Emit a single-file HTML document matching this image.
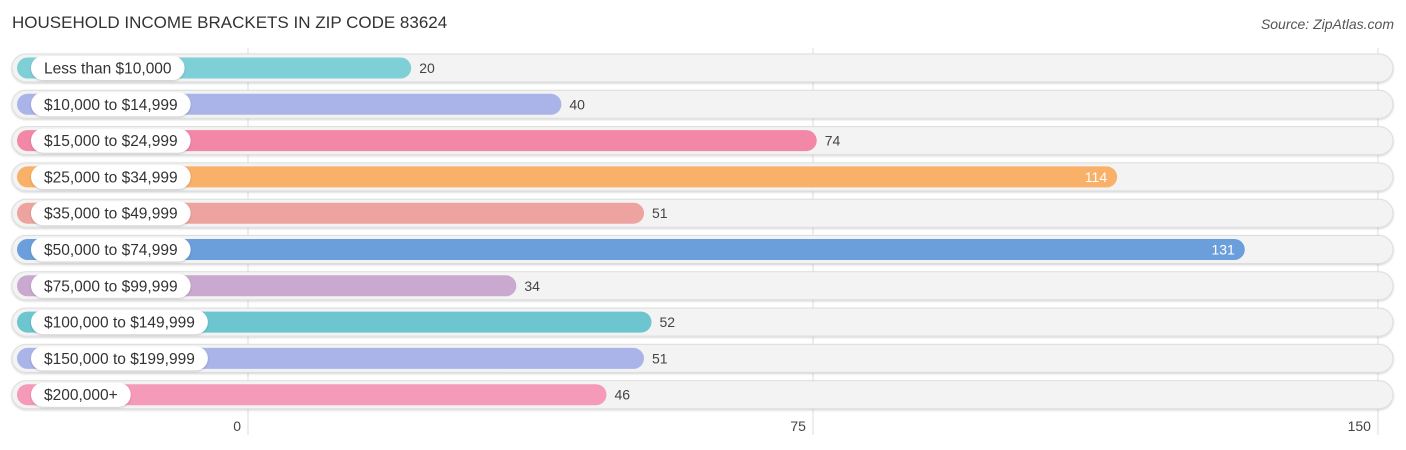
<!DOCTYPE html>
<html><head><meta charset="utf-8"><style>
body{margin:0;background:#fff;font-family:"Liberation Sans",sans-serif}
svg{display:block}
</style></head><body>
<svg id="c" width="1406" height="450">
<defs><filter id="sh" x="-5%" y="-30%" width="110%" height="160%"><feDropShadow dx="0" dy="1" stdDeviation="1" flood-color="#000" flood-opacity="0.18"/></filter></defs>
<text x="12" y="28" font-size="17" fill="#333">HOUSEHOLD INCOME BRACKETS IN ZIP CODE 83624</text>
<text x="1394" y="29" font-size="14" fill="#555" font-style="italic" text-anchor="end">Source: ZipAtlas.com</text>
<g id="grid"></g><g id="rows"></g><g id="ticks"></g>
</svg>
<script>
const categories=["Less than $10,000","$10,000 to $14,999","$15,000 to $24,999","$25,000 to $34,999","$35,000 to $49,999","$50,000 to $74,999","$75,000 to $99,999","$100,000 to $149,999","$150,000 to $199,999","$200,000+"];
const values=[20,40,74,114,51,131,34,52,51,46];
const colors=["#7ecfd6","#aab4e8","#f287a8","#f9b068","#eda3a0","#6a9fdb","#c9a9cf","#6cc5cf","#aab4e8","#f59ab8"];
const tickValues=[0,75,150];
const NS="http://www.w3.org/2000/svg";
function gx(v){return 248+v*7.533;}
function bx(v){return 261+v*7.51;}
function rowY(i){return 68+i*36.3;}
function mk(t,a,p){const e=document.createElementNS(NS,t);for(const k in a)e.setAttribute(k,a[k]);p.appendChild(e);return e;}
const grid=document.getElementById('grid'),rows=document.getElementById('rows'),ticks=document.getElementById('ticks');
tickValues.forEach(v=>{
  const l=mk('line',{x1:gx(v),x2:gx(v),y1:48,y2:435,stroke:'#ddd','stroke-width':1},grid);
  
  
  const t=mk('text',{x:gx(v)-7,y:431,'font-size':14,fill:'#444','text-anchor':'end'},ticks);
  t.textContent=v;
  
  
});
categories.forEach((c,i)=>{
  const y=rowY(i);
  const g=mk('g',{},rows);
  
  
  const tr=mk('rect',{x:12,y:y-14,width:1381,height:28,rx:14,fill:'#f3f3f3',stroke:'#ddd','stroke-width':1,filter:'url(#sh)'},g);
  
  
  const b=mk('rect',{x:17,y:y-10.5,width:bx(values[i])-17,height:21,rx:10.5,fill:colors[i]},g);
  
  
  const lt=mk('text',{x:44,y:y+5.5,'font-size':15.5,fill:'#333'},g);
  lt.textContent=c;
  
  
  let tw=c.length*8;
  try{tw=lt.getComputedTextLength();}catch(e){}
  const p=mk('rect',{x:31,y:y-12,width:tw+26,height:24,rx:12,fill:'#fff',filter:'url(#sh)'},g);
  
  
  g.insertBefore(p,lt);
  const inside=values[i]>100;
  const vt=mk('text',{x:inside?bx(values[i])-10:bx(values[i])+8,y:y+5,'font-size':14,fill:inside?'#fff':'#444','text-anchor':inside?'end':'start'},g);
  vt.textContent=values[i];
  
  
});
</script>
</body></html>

Task objective
Leave the pictures out and copy the rest of the data exactly.

Output of the task
Emit a single-file HTML document matching this image.
<!DOCTYPE html>
<html><head><meta charset="utf-8"><style>
body{margin:0;background:#fff;font-family:"Liberation Sans",sans-serif}
svg{display:block}
</style></head><body>
<svg id="c" width="1406" height="450">
<defs><filter id="sh" x="-5%" y="-30%" width="110%" height="160%"><feDropShadow dx="0" dy="1" stdDeviation="1" flood-color="#000" flood-opacity="0.18"/></filter></defs>
<text x="12" y="28" font-size="17" fill="#333">HOUSEHOLD INCOME BRACKETS IN ZIP CODE 83624</text>
<text x="1394" y="29" font-size="14" fill="#555" font-style="italic" text-anchor="end">Source: ZipAtlas.com</text>
<g id="grid"></g><g id="rows"></g><g id="ticks"></g>
</svg>
<script>
const categories=["Less than $10,000","$10,000 to $14,999","$15,000 to $24,999","$25,000 to $34,999","$35,000 to $49,999","$50,000 to $74,999","$75,000 to $99,999","$100,000 to $149,999","$150,000 to $199,999","$200,000+"];
const values=[20,40,74,114,51,131,34,52,51,46];
const colors=["#7ecfd6","#aab4e8","#f287a8","#f9b068","#eda3a0","#6a9fdb","#c9a9cf","#6cc5cf","#aab4e8","#f59ab8"];
const tickValues=[0,75,150];
const NS="http://www.w3.org/2000/svg";
function gx(v){return 248+v*7.533;}
function bx(v){return 261+v*7.51;}
function rowY(i){return 68+i*36.3;}
function mk(t,a,p){const e=document.createElementNS(NS,t);for(const k in a)e.setAttribute(k,a[k]);p.appendChild(e);return e;}
const grid=document.getElementById('grid'),rows=document.getElementById('rows'),ticks=document.getElementById('ticks');
tickValues.forEach(v=>{
  const l=mk('line',{x1:gx(v),x2:gx(v),y1:48,y2:435,stroke:'#ddd','stroke-width':1},grid);
  
  
  const t=mk('text',{x:gx(v)-7,y:431,'font-size':14,fill:'#444','text-anchor':'end'},ticks);
  t.textContent=v;
  
  
});
categories.forEach((c,i)=>{
  const y=rowY(i);
  const g=mk('g',{},rows);
  
  
  const tr=mk('rect',{x:12,y:y-14,width:1381,height:28,rx:14,fill:'#f3f3f3',stroke:'#ddd','stroke-width':1,filter:'url(#sh)'},g);
  
  
  const b=mk('rect',{x:17,y:y-10.5,width:bx(values[i])-17,height:21,rx:10.5,fill:colors[i]},g);
  
  
  const lt=mk('text',{x:44,y:y+5.5,'font-size':15.5,fill:'#333'},g);
  lt.textContent=c;
  
  
  let tw=c.length*8;
  try{tw=lt.getComputedTextLength();}catch(e){}
  const p=mk('rect',{x:31,y:y-12,width:tw+26,height:24,rx:12,fill:'#fff',filter:'url(#sh)'},g);
  
  
  g.insertBefore(p,lt);
  const inside=values[i]>100;
  const vt=mk('text',{x:inside?bx(values[i])-10:bx(values[i])+8,y:y+5,'font-size':14,fill:inside?'#fff':'#444','text-anchor':inside?'end':'start'},g);
  vt.textContent=values[i];
  
  
});
</script>
</body></html>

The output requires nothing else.